All four currently target hurst_scaling_proxy. They are baselines, not reference-grade LRD estimators. Interpret their results relative to the manifest-declared training distribution.

Installation¶

Feature-based ML baselines:

pip install "lrdbench[ml,reports]"

Neural-network baselines:

pip install "lrdbench[nn,reports]"

From a source checkout:

pip install -e ".[ml,reports]"

The packaged smoke_data_driven suite uses MLRandomForest and MLSVR, so it does not require PyTorch.

Programmatic example¶

The repository includes a complete script:

python examples/data_driven_baseline_benchmark.py

It builds a small stress-test manifest in memory, trains MLRandomForest and MLSVR, benchmarks them against RS, and prints the report and model artefact paths.

Run the smoke suite¶

From an installed package:

lrdbench validate smoke_data_driven
lrdbench run smoke_data_driven

From a source checkout:

lrdbench validate configs/suites/smoke_data_driven.yaml
lrdbench run configs/suites/smoke_data_driven.yaml

The run writes trained model artefacts under:

reports/<run_id>/ml_models/

The raw artefact table records the model files and training summary:

reports/<run_id>/raw/artefacts.csv

Manifest shape¶

Data-driven estimators use the same estimators list as classical estimators, plus a top-level ml_training block:

ml_training:
  enabled: true
  target_estimand: hurst_scaling_proxy
  validation_fraction: 0.25
  source:
    type: generator_grid
    generators:
      - family: fGn
        params:
          H: [0.35, 0.5, 0.65, 0.8]
          n: [128]
          sigma: [1.0]
        replicates: 2
  contamination:
    include_clean: true
    operators:
      - name: level_shift
        params:
          shift: [0.2]

estimators:
  - name: RS
    family: temporal
    target_estimand: hurst_scaling_proxy
    supports_ci: false
    supports_diagnostics: true
    params:
      n_bootstrap: 0
  - name: MLRandomForest
    family: data_driven
    target_estimand: hurst_scaling_proxy
    assumptions: [trained_on_manifest_synthetic_distribution]
    supports_ci: false
    supports_diagnostics: true
    params:
      n_estimators: 100
      random_state: 7
      max_lag: 16
  - name: MLLSTM
    family: data_driven
    target_estimand: hurst_scaling_proxy
    assumptions: [trained_on_manifest_synthetic_distribution]
    supports_ci: false
    supports_diagnostics: true
    params:
      sequence_length: 256
      hidden_size: 32
      num_layers: 1
      dropout: 0.2
      learning_rate: 0.001
      weight_decay: 0.0001
      batch_size: 16
      epochs: 10
      random_state: 7

ml_training.source is independent of the benchmark evaluation source.

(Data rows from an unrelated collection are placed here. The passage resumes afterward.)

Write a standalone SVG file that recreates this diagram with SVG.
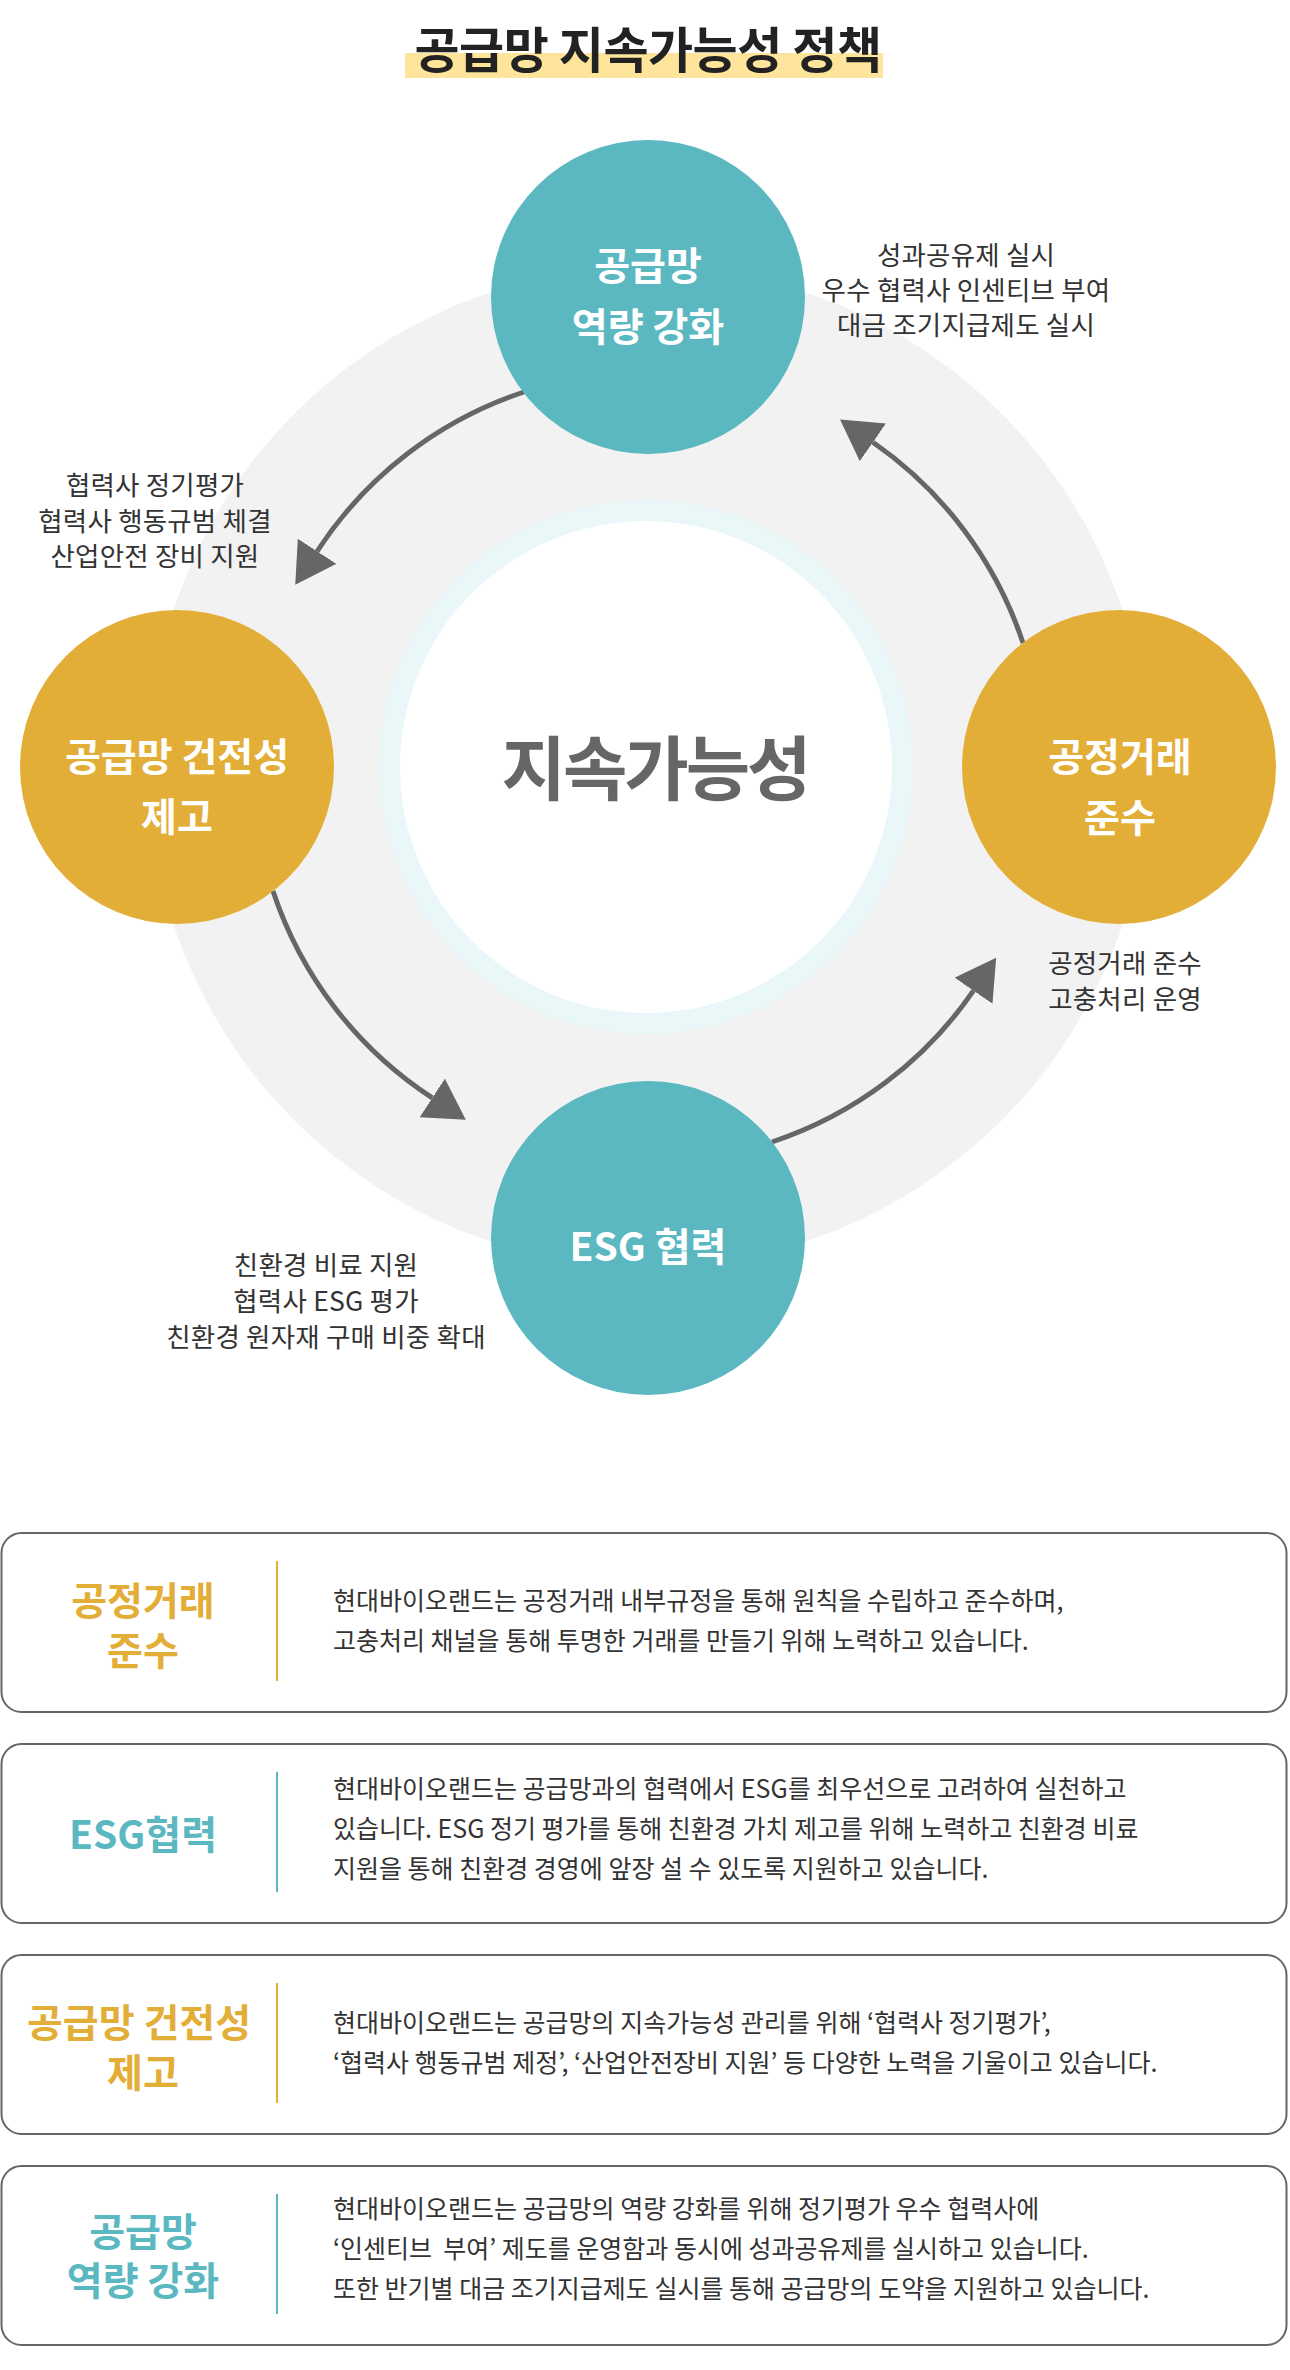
<svg xmlns="http://www.w3.org/2000/svg" width="1290" height="2370" viewBox="0 0 1290 2370">
<style>
text{font-family:"Noto Sans CJK KR","Noto Sans",sans-serif;}
.title{font-size:49px;font-weight:700;fill:#222;letter-spacing:-0.5px;text-anchor:middle;}
.center{font-size:70px;font-weight:700;fill:#666;letter-spacing:-3px;text-anchor:middle;}
.cl{font-size:39px;font-weight:700;fill:#fff;text-anchor:middle;}
.side{font-size:26.5px;font-weight:400;fill:#333;letter-spacing:0.2px;text-anchor:middle;}
.lab{font-size:39px;font-weight:700;text-anchor:middle;}
.body{font-size:25px;font-weight:400;fill:#333;}
.teal{fill:#5bb8c1;}
.gold{fill:#e3ae37;}
.box{fill:#fff;stroke:#666;stroke-width:2;}
.divg{stroke:#e3ae37;stroke-width:2;}
.divt{stroke:#5bb8c1;stroke-width:2;}
.arrow{fill:none;stroke:#666;stroke-width:5;marker-end:url(#head);}
</style>
<defs>
<marker id="head" markerUnits="userSpaceOnUse" viewBox="0 0 40 46" refX="0" refY="23" markerWidth="40" markerHeight="46" orient="auto">
<path d="M0,0 L40,23 L0,46 Z" fill="#666"/>
</marker>
</defs>
<rect width="1290" height="2370" fill="#fff"/>

<g id="title">
<rect x="405" y="53" width="478" height="25" fill="#fee59b"/>
<text class="title" x="648" y="68">공급망 지속가능성 정책</text>
</g>

<g id="background">
<circle cx="648" cy="767" r="500" fill="#f2f2f2"/>
<circle cx="646" cy="767" r="267" fill="#eaf7f9"/>
<circle cx="646" cy="767" r="246" fill="#fff"/>
</g>

<g id="center">
<text class="center" x="655" y="795">지속가능성</text>
</g>

<g id="connectors">
<path class="arrow" d="M524,392 A395,395 0 0 0 317.1,551.3"/>
<path class="arrow" d="M273,891 A395,395 0 0 0 432.3,1097.9"/>
<path class="arrow" d="M772,1142 A395,395 0 0 0 973.5,990.7"/>
<path class="arrow" d="M1023,643 A395,395 0 0 0 872.9,442.3"/>
</g>

<g id="node-capacity">
<circle class="teal" cx="648" cy="297" r="157"/>
<text class="cl" x="648" y="280">공급망</text>
<text class="cl" x="648" y="341">역량 강화</text>
</g>
<g id="node-soundness">
<circle class="gold" cx="177" cy="767" r="157"/>
<text class="cl" x="177" y="771">공급망 건전성</text>
<text class="cl" x="177" y="831">제고</text>
</g>
<g id="node-fairtrade">
<circle class="gold" cx="1119" cy="767" r="157"/>
<text class="cl" x="1120" y="771">공정거래</text>
<text class="cl" x="1120" y="832">준수</text>
</g>
<g id="node-esg">
<circle class="teal" cx="648" cy="1238" r="157"/>
<text class="cl" x="648" y="1261">ESG 협력</text>
</g>

<g id="note-capacity">
<text class="side" x="966" y="265">성과공유제 실시</text>
<text class="side" x="966" y="300">우수 협력사 인센티브 부여</text>
<text class="side" x="966" y="335">대금 조기지급제도 실시</text>
</g>
<g id="note-soundness">
<text class="side" x="155" y="495">협력사 정기평가</text>
<text class="side" x="155" y="531">협력사 행동규범 체결</text>
<text class="side" x="155" y="566">산업안전 장비 지원</text>
</g>
<g id="note-fairtrade">
<text class="side" x="1125" y="973">공정거래 준수</text>
<text class="side" x="1125" y="1009">고충처리 운영</text>
</g>
<g id="note-esg">
<text class="side" x="326" y="1275">친환경 비료 지원</text>
<text class="side" x="326" y="1311">협력사 ESG 평가</text>
<text class="side" x="326" y="1347">친환경 원자재 구매 비중 확대</text>
</g>

<g id="box-fairtrade">
<rect class="box" x="1.5" y="1533" width="1285" height="179" rx="20"/>
<line class="divg" x1="277" y1="1561" x2="277" y2="1681"/>
<text class="lab gold" x="143" y="1615">공정거래</text>
<text class="lab gold" x="143" y="1665">준수</text>
<text class="body" x="333" y="1610">현대바이오랜드는 공정거래 내부규정을 통해 원칙을 수립하고 준수하며,</text>
<text class="body" x="333" y="1650">고충처리 채널을 통해 투명한 거래를 만들기 위해 노력하고 있습니다.</text>
</g>

<g id="box-esg">
<rect class="box" x="1.5" y="1744" width="1285" height="179" rx="20"/>
<line class="divt" x1="277" y1="1772" x2="277" y2="1892"/>
<text class="lab teal" x="143" y="1849">ESG협력</text>
<text class="body" x="333" y="1798">현대바이오랜드는 공급망과의 협력에서 ESG를 최우선으로 고려하여 실천하고</text>
<text class="body" x="333" y="1838">있습니다. ESG 정기 평가를 통해 친환경 가치 제고를 위해 노력하고 친환경 비료</text>
<text class="body" x="333" y="1878">지원을 통해 친환경 경영에 앞장 설 수 있도록 지원하고 있습니다.</text>
</g>

<g id="box-soundness">
<rect class="box" x="1.5" y="1955" width="1285" height="179" rx="20"/>
<line class="divg" x1="277" y1="1983" x2="277" y2="2103"/>
<text class="lab gold" x="139" y="2037">공급망 건전성</text>
<text class="lab gold" x="143" y="2087">제고</text>
<text class="body" x="333" y="2032">현대바이오랜드는 공급망의 지속가능성 관리를 위해 ‘협력사 정기평가’,</text>
<text class="body" x="333" y="2072">‘협력사 행동규범 제정’, ‘산업안전장비 지원’ 등 다양한 노력을 기울이고 있습니다.</text>
</g>

<g id="box-capacity">
<rect class="box" x="1.5" y="2166" width="1285" height="179" rx="20"/>
<line class="divt" x1="277" y1="2194" x2="277" y2="2314"/>
<text class="lab teal" x="143" y="2246">공급망</text>
<text class="lab teal" x="143" y="2295">역량 강화</text>
<text class="body" x="333" y="2218">현대바이오랜드는 공급망의 역량 강화를 위해 정기평가 우수 협력사에</text>
<text class="body" x="333" y="2258" xml:space="preserve">‘인센티브  부여’ 제도를 운영함과 동시에 성과공유제를 실시하고 있습니다.</text>
<text class="body" x="333" y="2298">또한 반기별 대금 조기지급제도 실시를 통해 공급망의 도약을 지원하고 있습니다.</text>
</g>
</svg>
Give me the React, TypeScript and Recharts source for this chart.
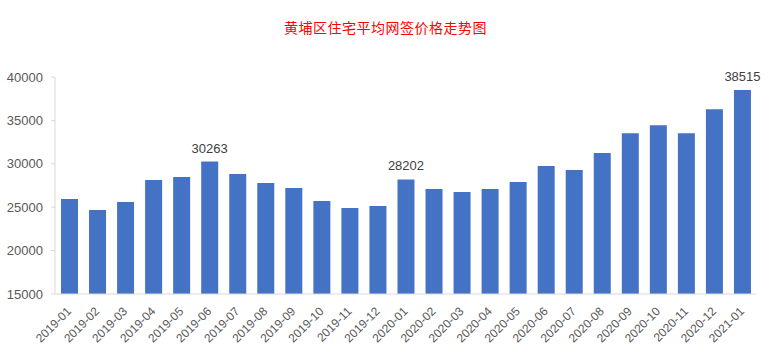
import React from "react";
import { BarChart, Bar, XAxis, YAxis, LabelList } from "recharts";

const months = [
  "2019-01", "2019-02", "2019-03", "2019-04", "2019-05", "2019-06", "2019-07",
  "2019-08", "2019-09", "2019-10", "2019-11", "2019-12", "2020-01", "2020-02",
  "2020-03", "2020-04", "2020-05", "2020-06", "2020-07", "2020-08", "2020-09",
  "2020-10", "2020-11", "2020-12", "2021-01",
];

const prices = [
  25950, 24690, 25600, 28130, 28480, 30263, 28820, 27790, 27210, 25720, 24920,
  25150, 28202, 27100, 26750, 27100, 27900, 29740, 29280, 31230, 33530, 34450,
  33530, 36290, 38515,
];

// only these months carry a value label
const labelled = ["2019-06", "2020-01", "2021-01"];

const yTicks = [15000, 20000, 25000, 30000, 35000, 40000];

const data = months.map((m, i) => ({
  month: m,
  price: prices[i],
  label: labelled.includes(m) ? prices[i] : null,
}));

const FONT = "'Liberation Sans', 'Noto Sans', sans-serif";

const MonthTick = (props: any) => {
  const { x, y, payload } = props;
  return (
    <text
      x={x + 3}
      y={y + 10}
      transform={`rotate(-45, ${x + 3}, ${y + 10})`}
      textAnchor="end"
      fill="#595959"
      fontSize={12}
      fontFamily={FONT}
    >
      {payload.value}
    </text>
  );
};

export default function App() {
  return (
    <div style={{ position: "absolute", left: 0, top: 0, width: 771, height: 358, background: "#fff" }}>
      <div
        style={{
          position: "absolute",
          left: 0,
          top: 17,
          width: 771,
          textAlign: "center",
          color: "#ff0000",
          fontSize: 14,
          fontFamily: "'Noto Sans CJK SC', sans-serif",
          letterSpacing: 0.5,
        }}
      >
        黄埔区住宅平均网签价格走势图
      </div>
      <BarChart
        width={771}
        height={358}
        data={data}
        margin={{ top: 77, right: 15, left: 0, bottom: 0 }}
      >
        <XAxis
          dataKey="month"
          interval={0}
          height={64}
          tickLine={false}
          axisLine={{ stroke: "#d9d9d9" }}
          tick={<MonthTick />}
        />
        <YAxis
          domain={[15000, 40000]}
          ticks={yTicks}
          allowDataOverflow
          width={55}
          tickSize={4}
          tickMargin={8}
          tickLine={{ stroke: "#d9d9d9" }}
          axisLine={{ stroke: "#d9d9d9" }}
          tick={{ fill: "#595959", fontSize: 13, fontFamily: FONT }}
        />
        <Bar dataKey="price" fill="#4472c4" barSize={17} isAnimationActive={false}>
          <LabelList
            dataKey="label"
            position="top"
            offset={9}
            fill="#404040"
            fontSize={13}
            fontFamily={FONT}
          />
        </Bar>
      </BarChart>
    </div>
  );
}
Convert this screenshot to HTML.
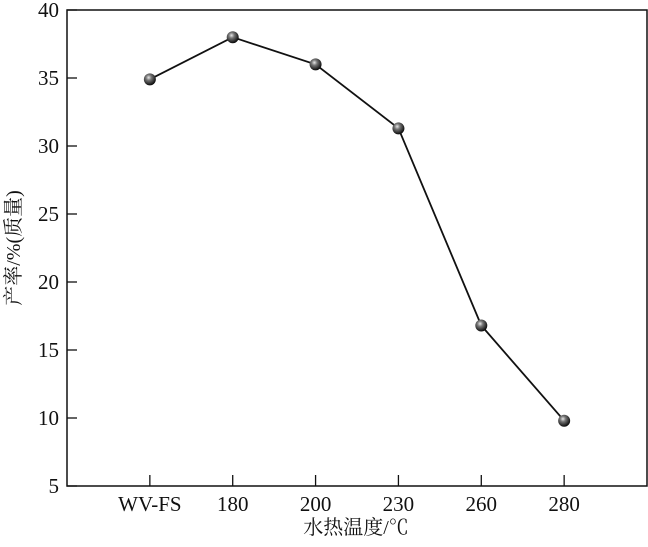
<!DOCTYPE html>
<html><head><meta charset="utf-8"><style>
html,body{margin:0;padding:0;background:#fff;}
svg text{font-family:"Liberation Serif","Noto Serif CJK SC",serif;fill:#111;}
</style></head><body>
<svg id="chart" width="648" height="542" viewBox="0 0 648 542" xmlns="http://www.w3.org/2000/svg">
<defs>
<radialGradient id="ball" cx="0.4" cy="0.35" r="0.65">
<stop offset="0" stop-color="#e8e8e8"/><stop offset="0.35" stop-color="#777"/><stop offset="1" stop-color="#0a0a0a"/>
</radialGradient>
</defs>
<g id="axes"></g>
<g id="series"></g>
<text x="356" y="534" text-anchor="middle" font-size="20">水热温度/℃</text>
<text transform="translate(20,248) rotate(-90)" text-anchor="middle" font-size="20">产率/%(质量)</text>
</svg>
<script>
const categories = ["WV-FS","180","200","230","260","280"];
const yieldValues = [34.9, 38.0, 36.0, 31.3, 16.8, 9.8];
const yTicks = [5,10,15,20,25,30,35,40];

const L=67,R=647,T=10,B=486;
const NS="http://www.w3.org/2000/svg";
function xs(i){return L+(i+1)*(R-L)/7;}
function ys(v){return B-(v-5)/35*(B-T);}
function mk(tag,attrs,parent){const e=document.createElementNS(NS,tag);for(const k in attrs)e.setAttribute(k,attrs[k]);parent.appendChild(e);return e;}
const ax=document.getElementById('axes'), se=document.getElementById('series');
const frame=mk('rect',{x:L,y:T,width:R-L,height:B-T,fill:'none',stroke:'#111','stroke-width':1.5},ax);


yTicks.forEach(v=>{
  const t=mk('line',{x1:L,x2:L+10,y1:ys(v),y2:ys(v),stroke:'#111','stroke-width':1.3},ax);
  
  
  const l=mk('text',{x:L-8,y:ys(v)+7,'text-anchor':'end','font-size':21},ax);
  l.textContent=v;
  
  
});
categories.forEach((c,i)=>{
  const t=mk('line',{x1:xs(i),x2:xs(i),y1:B,y2:B-11,stroke:'#111','stroke-width':1.3},ax);
  
  
  const l=mk('text',{x:xs(i),y:B+25,'text-anchor':'middle','font-size':21},ax);
  l.textContent=c;
  
  
});
const pts=yieldValues.map((v,i)=>xs(i)+','+ys(v)).join(' ');
const line=mk('polyline',{points:pts,fill:'none',stroke:'#111','stroke-width':1.8},se);


yieldValues.forEach((v,i)=>{
  const p=mk('circle',{cx:xs(i),cy:ys(v),r:6,fill:'url(#ball)'},se);
  
  
});
</script>
</body></html>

The runner trains models once per run, writes model artefacts, injects the trained model paths into estimator metadata, and then executes the normal (record, estimator) fit loop.

Pretrained artefacts¶

For frozen model comparisons, provide a model path directly in estimator params and omit ml_training:

estimators:
  - name: MLRandomForest
    family: data_driven
    target_estimand: hurst_scaling_proxy
    supports_ci: false
    supports_diagnostics: true
    params:
      model_path: reports/example/ml_models/MLRandomForest.pkl

Use only trusted model artefacts. The scikit-learn baselines use pickle-compatible artefacts.

Interpretation¶

Data-driven baselines can be useful for testing whether supervised models learn robustness patterns that classical estimators miss under declared contaminations. They also introduce new risks:

training distribution shift;
leakage if training and evaluation grids are not kept distinct;
overfitting on small training grids;
hyperparameter sensitivity;
no estimator-level confidence intervals in the initial implementation.

When reporting these results, include the benchmark manifest, ml_training block, estimator metadata table, and ml_models/training_summary.json.